Not long ago, someone in my presence voiced the question: “What is this world coming to?”

That, in itself, was not uncommon, but it did make me think of a like situation in a former century now more than 20 years past.

What was an 11-year-old child of those days supposed to do when her worry was: “Is the world coming to an end?” 

There was something distressing “going on” – World War II – and it was setting everyone on end.

In the years to come, it was often referred to as those “terrifying days.” And, many questions remained unanswered because, although solutions were sought, no readily useful answers were found available.

It seems each of us can still wrestle with opportunities to judge the need for answers.

During one of those long-ago years – 1942 to be exact – I was a little farm girl worrying about where life was leading me. It hadn’t seemed very kind to me and my parents.

Commonly classed as transient renters, we moved often, from farm to farm.

Grown-ups of that era often found themselves lacking the power necessary to overcome problems challenging them at every turn.

I didn’t have the toys other kids seemed to have, and I complained often, obviously too often.

That usually earned me additional chores.
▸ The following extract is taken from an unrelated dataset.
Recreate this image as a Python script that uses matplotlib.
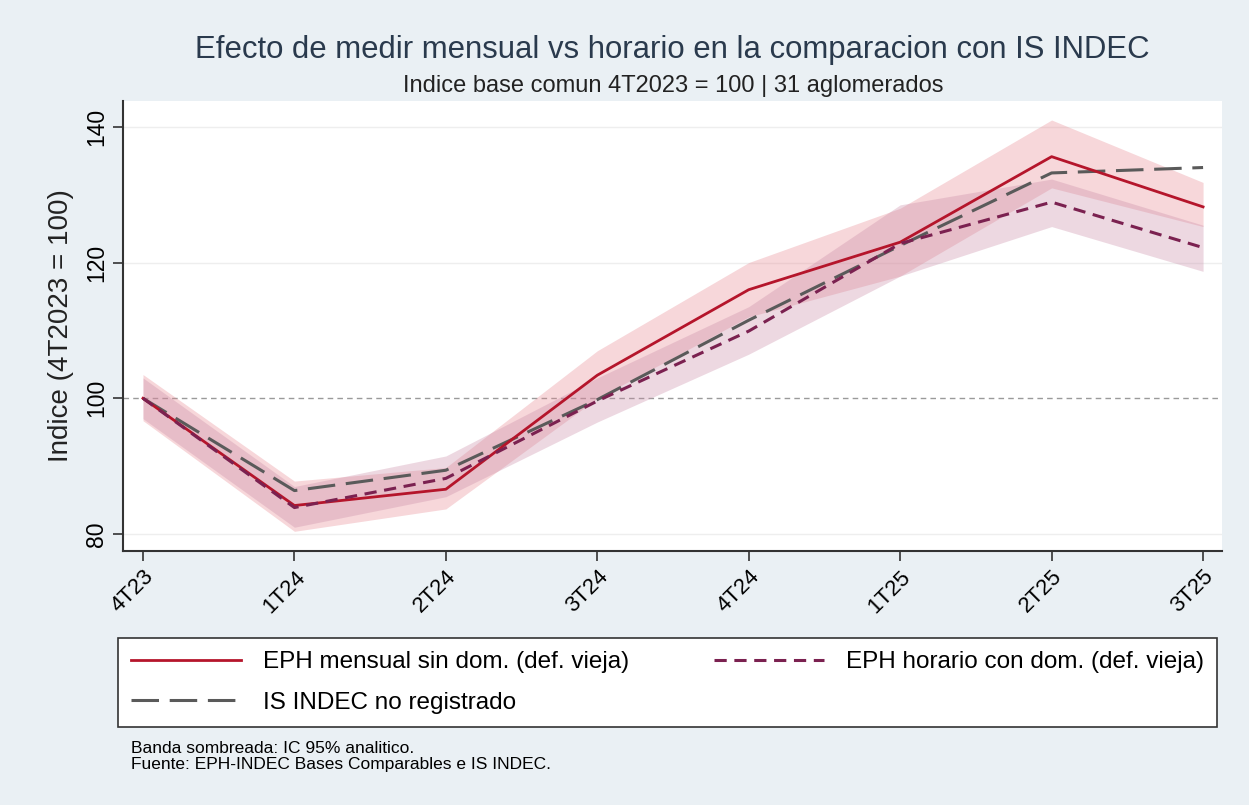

I quickly learned there was little value in complaining, but, none-the-less, I had my days.

At age 11, I began to abandon my usual playtime interests to listen to radio broadcasts featuring the adventures of popular renowned heroes and other persons of notable actions.
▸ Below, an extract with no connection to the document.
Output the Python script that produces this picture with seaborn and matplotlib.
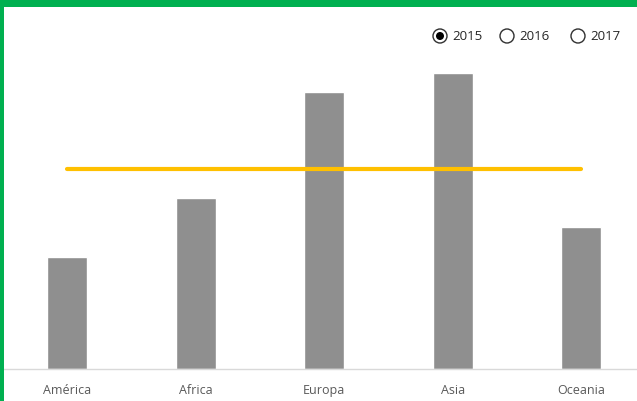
import matplotlib
matplotlib.use("Agg")
import matplotlib.pyplot as plt
import seaborn as sns
import pandas as pd
from matplotlib.patches import Rectangle, Ellipse

regions = ["América", "Africa", "Europa", "Asia", "Oceania"]
values = [112, 171, 277, 296, 142]
years = ["2015", "2016", "2017"]
selected = "2015"

df = pd.DataFrame({"region": regions, "value": values})
avg = sum(values) / len(values)

sns.set_theme(style="white")
plt.rcParams['font.family'] = ['Open Sans', 'DejaVu Sans']

W, H = 637, 401
fig = plt.figure(figsize=(W / 100, H / 100), dpi=100)
ax = fig.add_axes([0, 32 / H, 1, 1 - 32 / H])

sns.barplot(data=df, x="region", y="value", color="#8F8F8F", saturation=1,
            width=0.31, ax=ax, zorder=2)
ax.plot([0, len(regions) - 1], [avg, avg], color="#FFC000", lw=3.0,
        solid_capstyle="round", zorder=3)

step = 128.5
x0 = -0.5 - 3 / step
ax.set_xlim(x0, x0 + W / step)
ax.set_ylim(0, 369)
ax.set_xlabel("")
ax.set_ylabel("")
ax.set_yticks([])
for s in ["top", "right", "left"]:
    ax.spines[s].set_visible(False)
ax.spines["bottom"].set_color("#D9D9D9")
ax.spines["bottom"].set_linewidth(1.0)
ax.tick_params(axis="x", length=0, pad=11, labelsize=9, labelcolor="#595959")

# radio-button style year selector
cx_list = [440, 507, 578]
cy = 36
for cx, yr in zip(cx_list, years):
    fig.add_artist(Ellipse((cx / W, 1 - cy / H), 14 / W, 14 / H,
                           transform=fig.transFigure, facecolor="white",
                           edgecolor="#303030", lw=1.0))
    if yr == selected:
        fig.add_artist(Ellipse((cx / W, 1 - cy / H), 8 / W, 8 / H,
                               transform=fig.transFigure, facecolor="black",
                               edgecolor="none"))
    fig.text((cx + 12) / W, 1 - (cy + 1) / H, yr, ha="left", va="center",
             fontsize=9.5, color="#262626")

# green frame (top and left)
fig.add_artist(Rectangle((0, 1 - 7 / H), 1, 7 / H, transform=fig.transFigure,
                         facecolor="#00B050", edgecolor="none", zorder=10))
fig.add_artist(Rectangle((0, 0), 4 / W, 1, transform=fig.transFigure,
                         facecolor="#00B050", edgecolor="none", zorder=10))

fig.savefig("out.png", dpi=100)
There were several such programs every day, with secret code messages included.

I had to rush home from school every day to enter those into the “magic decoder” I’d acquired through the mail for 25 cents and a box top from a popular cereal.
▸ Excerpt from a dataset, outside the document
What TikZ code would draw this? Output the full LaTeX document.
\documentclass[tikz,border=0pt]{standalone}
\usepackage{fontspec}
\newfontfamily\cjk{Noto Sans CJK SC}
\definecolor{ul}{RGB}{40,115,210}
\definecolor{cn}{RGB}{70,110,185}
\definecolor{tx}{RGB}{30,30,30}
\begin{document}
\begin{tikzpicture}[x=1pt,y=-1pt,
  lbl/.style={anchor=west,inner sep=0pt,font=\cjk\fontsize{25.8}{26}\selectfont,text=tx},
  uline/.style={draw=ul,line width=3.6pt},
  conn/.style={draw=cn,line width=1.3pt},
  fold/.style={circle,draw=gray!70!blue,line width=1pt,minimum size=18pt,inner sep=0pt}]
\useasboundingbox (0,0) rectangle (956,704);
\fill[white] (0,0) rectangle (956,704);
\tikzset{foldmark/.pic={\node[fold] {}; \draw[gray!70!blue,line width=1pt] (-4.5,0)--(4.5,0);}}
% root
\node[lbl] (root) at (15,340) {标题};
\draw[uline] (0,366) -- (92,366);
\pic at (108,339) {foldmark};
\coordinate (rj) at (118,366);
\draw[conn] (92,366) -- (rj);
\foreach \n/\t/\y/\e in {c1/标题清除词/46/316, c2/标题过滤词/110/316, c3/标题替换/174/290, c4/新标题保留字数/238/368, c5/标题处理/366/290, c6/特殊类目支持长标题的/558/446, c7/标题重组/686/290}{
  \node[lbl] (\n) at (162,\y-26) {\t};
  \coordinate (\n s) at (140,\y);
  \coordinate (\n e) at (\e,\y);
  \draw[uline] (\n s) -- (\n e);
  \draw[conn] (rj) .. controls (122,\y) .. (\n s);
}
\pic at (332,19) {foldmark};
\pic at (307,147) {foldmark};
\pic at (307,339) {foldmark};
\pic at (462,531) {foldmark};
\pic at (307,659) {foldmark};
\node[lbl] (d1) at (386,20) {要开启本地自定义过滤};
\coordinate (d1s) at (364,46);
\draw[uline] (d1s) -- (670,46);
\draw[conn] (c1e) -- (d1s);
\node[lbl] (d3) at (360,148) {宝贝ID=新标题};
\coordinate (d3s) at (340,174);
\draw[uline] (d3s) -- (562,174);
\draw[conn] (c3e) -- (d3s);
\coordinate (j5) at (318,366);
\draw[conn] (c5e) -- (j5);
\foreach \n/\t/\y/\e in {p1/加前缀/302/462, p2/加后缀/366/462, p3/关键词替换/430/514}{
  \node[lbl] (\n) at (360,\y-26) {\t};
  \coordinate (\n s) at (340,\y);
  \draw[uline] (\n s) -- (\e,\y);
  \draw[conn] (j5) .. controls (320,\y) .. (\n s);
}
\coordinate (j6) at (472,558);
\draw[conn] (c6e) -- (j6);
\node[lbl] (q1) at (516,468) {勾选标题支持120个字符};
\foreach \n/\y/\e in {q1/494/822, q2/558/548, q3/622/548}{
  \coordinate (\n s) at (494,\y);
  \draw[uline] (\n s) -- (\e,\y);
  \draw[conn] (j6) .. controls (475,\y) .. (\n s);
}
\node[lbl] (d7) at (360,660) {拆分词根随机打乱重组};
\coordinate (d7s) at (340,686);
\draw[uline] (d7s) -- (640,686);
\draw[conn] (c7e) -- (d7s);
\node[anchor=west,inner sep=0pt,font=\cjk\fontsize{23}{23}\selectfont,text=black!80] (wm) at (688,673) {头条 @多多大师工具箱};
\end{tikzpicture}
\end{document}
I didn’t particularly like the cereal, but a small bowl suddenly appeared in our home bearing the imprinted likeness of once-child-star Shirley Temple, and mom revealed she had “bought it ‘specially’” for me. 

I never said anything to her but figured she should’ve asked first if I’d wanted it. I’d have saved her money and skipped all the wear and tear on my nerves.

The cats didn’t like the cereal either, and I’d been encouraging them to eat the leftovers, soaked with cow’s milk.

The bowl must have cost mom a bundle the way she fussed every time she found it rolling around on the porch or in the yard.

That the cats were being fed, was conditionally accepted; but I had to pick up the bowl every time they finished… dumb cats.

There always seemed to be something “going against my grain,” weekly, if not daily.

Life occurred at its own speed, and certainly never the way I wanted it to.